DO THIS
Give back exactly the lines from the beginning of the listing below to the line holding "import * as", both ends included; the pictures stay out.

┌──

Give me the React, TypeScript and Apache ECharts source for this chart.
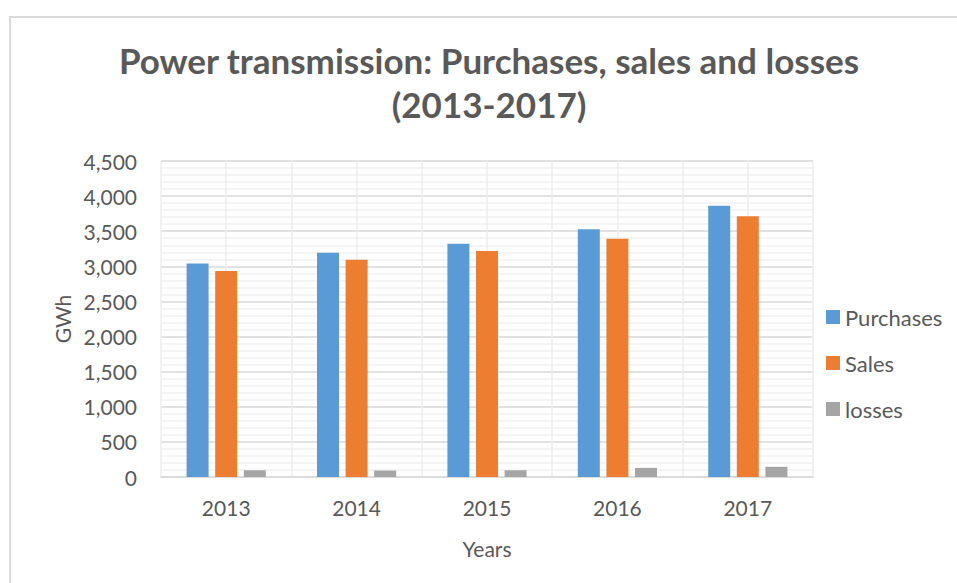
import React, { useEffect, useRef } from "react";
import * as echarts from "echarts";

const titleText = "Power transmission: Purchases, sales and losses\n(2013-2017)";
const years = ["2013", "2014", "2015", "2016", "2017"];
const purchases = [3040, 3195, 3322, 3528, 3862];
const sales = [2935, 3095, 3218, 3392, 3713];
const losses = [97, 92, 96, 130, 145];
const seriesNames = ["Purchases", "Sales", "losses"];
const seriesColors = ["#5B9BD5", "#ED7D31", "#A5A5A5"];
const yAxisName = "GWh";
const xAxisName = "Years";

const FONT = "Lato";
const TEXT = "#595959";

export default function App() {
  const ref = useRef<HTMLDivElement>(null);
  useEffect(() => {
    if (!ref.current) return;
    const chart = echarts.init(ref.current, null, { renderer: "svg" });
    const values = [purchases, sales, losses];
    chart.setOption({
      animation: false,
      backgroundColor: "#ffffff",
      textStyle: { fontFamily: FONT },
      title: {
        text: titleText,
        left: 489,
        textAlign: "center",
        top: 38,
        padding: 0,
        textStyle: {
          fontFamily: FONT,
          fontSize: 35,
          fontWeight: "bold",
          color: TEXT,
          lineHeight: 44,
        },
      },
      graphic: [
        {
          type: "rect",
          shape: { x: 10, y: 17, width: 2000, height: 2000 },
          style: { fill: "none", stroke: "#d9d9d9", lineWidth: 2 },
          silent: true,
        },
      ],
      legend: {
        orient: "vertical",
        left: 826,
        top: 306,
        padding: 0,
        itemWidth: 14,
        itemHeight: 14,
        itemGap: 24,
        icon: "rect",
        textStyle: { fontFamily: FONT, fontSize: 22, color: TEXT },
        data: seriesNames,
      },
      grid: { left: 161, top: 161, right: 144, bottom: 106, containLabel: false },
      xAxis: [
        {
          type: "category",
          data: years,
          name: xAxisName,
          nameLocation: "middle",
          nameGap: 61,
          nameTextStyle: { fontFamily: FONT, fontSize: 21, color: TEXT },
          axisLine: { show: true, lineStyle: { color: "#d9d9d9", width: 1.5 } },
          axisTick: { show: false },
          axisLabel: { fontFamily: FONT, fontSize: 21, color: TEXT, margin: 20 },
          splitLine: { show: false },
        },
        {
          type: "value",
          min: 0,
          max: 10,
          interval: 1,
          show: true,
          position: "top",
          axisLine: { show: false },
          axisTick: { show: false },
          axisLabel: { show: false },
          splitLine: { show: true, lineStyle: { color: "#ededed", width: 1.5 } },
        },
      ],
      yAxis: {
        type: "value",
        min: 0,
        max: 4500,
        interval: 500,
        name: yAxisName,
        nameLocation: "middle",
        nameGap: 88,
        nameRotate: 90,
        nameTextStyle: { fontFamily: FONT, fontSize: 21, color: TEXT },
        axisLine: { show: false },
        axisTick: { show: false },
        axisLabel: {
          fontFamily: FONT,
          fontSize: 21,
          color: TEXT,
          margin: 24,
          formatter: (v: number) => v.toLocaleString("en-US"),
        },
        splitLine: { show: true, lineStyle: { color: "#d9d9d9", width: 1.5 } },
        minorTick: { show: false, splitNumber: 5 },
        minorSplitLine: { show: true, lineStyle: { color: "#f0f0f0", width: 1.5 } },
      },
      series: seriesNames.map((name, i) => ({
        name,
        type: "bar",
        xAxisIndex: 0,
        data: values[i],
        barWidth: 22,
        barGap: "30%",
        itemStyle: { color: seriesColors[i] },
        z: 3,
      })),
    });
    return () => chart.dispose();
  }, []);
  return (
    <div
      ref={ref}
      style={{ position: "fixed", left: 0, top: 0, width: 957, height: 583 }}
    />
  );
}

└──

WRITTEN SOLUTION
Give me the React, TypeScript and Apache ECharts source for this chart.
import React, { useEffect, useRef } from "react";
import * as echarts from "echarts";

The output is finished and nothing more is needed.